[Directions for this task] Copy exactly the lines that run from the top of the listing to the line containing "[x radius=5pt,y radius=4pt];", both ends included, and omit the pictures.

╭──

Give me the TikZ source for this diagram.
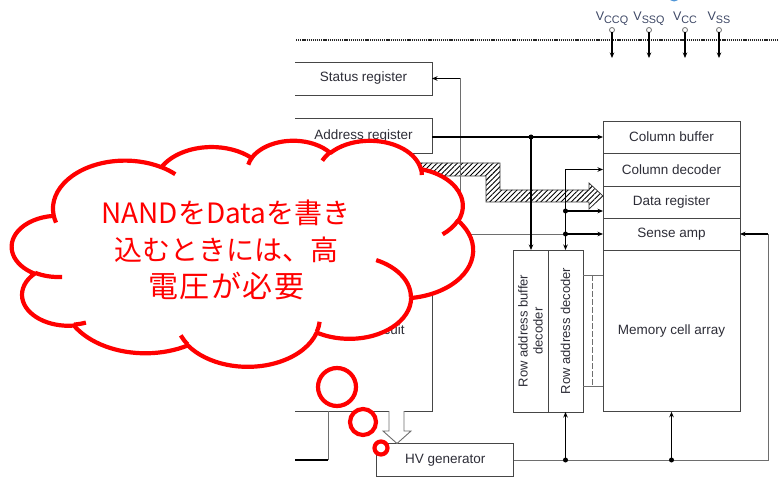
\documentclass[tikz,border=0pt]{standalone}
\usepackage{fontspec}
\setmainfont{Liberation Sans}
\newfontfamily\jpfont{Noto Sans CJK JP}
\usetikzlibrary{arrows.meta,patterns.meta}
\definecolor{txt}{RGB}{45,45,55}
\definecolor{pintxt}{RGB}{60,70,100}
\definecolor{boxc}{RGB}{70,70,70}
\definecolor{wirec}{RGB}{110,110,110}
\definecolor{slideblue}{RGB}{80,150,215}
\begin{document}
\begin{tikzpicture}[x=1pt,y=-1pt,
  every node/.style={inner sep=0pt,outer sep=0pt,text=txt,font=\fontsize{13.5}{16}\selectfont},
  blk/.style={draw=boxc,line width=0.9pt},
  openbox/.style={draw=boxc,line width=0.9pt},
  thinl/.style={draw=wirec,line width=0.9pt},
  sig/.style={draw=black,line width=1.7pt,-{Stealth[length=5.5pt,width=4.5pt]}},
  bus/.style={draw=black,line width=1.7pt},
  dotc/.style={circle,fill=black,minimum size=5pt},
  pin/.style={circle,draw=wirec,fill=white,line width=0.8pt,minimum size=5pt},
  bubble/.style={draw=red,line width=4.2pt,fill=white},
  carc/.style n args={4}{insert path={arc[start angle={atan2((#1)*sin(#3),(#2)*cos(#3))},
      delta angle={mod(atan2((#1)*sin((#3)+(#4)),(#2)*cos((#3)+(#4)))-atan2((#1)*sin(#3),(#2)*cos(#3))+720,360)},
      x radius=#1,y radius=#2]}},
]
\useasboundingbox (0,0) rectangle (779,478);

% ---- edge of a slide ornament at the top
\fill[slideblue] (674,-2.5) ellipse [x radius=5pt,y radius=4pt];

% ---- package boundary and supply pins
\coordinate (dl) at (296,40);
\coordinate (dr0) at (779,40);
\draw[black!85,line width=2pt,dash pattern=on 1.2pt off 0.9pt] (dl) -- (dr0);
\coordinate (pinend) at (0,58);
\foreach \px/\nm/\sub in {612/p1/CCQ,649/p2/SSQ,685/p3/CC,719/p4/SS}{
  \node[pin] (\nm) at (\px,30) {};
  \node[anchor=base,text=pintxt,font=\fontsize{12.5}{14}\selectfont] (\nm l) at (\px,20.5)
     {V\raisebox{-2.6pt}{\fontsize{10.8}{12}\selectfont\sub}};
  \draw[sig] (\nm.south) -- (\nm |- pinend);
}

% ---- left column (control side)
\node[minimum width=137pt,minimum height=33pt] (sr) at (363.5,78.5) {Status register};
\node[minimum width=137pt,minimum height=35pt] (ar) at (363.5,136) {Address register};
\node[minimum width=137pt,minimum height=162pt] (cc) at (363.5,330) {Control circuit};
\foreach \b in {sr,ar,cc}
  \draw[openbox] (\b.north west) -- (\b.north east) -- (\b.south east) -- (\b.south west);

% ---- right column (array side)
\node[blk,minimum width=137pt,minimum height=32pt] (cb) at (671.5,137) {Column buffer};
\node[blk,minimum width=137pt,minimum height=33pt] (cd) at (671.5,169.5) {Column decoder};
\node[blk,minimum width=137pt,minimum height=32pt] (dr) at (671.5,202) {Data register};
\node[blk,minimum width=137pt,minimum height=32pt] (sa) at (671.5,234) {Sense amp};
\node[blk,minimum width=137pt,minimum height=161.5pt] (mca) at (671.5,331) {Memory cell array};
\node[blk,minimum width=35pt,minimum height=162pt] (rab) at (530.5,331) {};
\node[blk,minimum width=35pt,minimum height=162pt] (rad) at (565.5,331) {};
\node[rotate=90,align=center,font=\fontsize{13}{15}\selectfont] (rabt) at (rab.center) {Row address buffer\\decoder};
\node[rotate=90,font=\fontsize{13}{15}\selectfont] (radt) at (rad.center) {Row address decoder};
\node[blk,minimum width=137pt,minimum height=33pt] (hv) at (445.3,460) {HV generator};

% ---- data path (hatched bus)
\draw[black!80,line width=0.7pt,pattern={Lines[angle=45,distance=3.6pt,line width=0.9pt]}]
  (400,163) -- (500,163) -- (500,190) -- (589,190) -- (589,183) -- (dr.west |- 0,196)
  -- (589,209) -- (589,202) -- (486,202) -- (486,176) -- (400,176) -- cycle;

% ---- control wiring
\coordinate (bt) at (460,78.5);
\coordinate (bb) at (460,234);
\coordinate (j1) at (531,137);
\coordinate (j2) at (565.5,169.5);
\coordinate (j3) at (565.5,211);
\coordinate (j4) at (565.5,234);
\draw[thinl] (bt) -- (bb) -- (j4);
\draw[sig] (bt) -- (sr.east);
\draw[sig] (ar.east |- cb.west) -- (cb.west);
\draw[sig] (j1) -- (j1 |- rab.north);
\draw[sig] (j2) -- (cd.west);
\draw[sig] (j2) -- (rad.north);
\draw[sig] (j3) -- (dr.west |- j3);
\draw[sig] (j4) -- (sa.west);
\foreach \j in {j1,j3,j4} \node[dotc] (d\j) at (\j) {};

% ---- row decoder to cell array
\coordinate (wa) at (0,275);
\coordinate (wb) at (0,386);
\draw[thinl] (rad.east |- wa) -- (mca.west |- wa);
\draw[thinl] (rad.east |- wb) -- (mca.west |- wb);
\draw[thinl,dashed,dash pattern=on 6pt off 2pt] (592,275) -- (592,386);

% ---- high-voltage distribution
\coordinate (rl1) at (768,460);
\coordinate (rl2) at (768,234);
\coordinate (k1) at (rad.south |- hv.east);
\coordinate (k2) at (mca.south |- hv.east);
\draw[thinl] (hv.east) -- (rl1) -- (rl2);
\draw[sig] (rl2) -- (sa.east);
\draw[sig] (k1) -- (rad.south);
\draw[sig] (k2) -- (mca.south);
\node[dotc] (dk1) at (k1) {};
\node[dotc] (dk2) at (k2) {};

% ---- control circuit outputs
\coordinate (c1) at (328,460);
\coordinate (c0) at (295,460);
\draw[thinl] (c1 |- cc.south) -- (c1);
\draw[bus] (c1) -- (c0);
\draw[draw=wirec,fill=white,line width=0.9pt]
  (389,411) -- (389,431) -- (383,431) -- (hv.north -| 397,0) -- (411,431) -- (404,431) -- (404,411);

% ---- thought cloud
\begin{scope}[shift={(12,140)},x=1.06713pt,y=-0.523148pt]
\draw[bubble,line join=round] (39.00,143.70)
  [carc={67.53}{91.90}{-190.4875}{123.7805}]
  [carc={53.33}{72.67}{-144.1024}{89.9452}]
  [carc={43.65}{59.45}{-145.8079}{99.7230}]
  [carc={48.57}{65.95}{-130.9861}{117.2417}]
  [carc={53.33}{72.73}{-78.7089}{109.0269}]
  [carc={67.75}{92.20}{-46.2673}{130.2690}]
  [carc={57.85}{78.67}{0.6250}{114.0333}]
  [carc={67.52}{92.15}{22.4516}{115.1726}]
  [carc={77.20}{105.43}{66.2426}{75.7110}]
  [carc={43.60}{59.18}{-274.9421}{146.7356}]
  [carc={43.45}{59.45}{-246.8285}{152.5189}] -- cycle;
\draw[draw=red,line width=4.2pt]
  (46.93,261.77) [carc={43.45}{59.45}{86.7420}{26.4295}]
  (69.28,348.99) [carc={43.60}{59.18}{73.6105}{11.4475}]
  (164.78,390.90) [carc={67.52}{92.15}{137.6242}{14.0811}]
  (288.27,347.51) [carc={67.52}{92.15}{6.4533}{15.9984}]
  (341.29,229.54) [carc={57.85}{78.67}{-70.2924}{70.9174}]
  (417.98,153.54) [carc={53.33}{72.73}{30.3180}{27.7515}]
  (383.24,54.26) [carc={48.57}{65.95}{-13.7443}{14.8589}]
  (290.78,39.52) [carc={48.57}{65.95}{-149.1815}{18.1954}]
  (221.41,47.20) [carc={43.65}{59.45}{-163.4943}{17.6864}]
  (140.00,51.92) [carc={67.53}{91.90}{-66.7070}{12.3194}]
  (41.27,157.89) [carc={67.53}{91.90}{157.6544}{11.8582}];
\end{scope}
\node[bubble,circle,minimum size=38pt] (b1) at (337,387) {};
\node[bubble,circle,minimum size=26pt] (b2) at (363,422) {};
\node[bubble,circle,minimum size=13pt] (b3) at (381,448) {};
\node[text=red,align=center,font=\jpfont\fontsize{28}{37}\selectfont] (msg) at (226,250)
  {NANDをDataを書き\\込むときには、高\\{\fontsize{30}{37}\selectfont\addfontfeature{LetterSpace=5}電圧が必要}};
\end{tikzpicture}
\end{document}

╰──

[Solved problem]
Give me the TikZ source for this diagram.
\documentclass[tikz,border=0pt]{standalone}
\usepackage{fontspec}
\setmainfont{Liberation Sans}
\newfontfamily\jpfont{Noto Sans CJK JP}
\usetikzlibrary{arrows.meta,patterns.meta}
\definecolor{txt}{RGB}{45,45,55}
\definecolor{pintxt}{RGB}{60,70,100}
\definecolor{boxc}{RGB}{70,70,70}
\definecolor{wirec}{RGB}{110,110,110}
\definecolor{slideblue}{RGB}{80,150,215}
\begin{document}
\begin{tikzpicture}[x=1pt,y=-1pt,
  every node/.style={inner sep=0pt,outer sep=0pt,text=txt,font=\fontsize{13.5}{16}\selectfont},
  blk/.style={draw=boxc,line width=0.9pt},
  openbox/.style={draw=boxc,line width=0.9pt},
  thinl/.style={draw=wirec,line width=0.9pt},
  sig/.style={draw=black,line width=1.7pt,-{Stealth[length=5.5pt,width=4.5pt]}},
  bus/.style={draw=black,line width=1.7pt},
  dotc/.style={circle,fill=black,minimum size=5pt},
  pin/.style={circle,draw=wirec,fill=white,line width=0.8pt,minimum size=5pt},
  bubble/.style={draw=red,line width=4.2pt,fill=white},
  carc/.style n args={4}{insert path={arc[start angle={atan2((#1)*sin(#3),(#2)*cos(#3))},
      delta angle={mod(atan2((#1)*sin((#3)+(#4)),(#2)*cos((#3)+(#4)))-atan2((#1)*sin(#3),(#2)*cos(#3))+720,360)},
      x radius=#1,y radius=#2]}},
]
\useasboundingbox (0,0) rectangle (779,478);

% ---- edge of a slide ornament at the top
\fill[slideblue] (674,-2.5) ellipse [x radius=5pt,y radius=4pt];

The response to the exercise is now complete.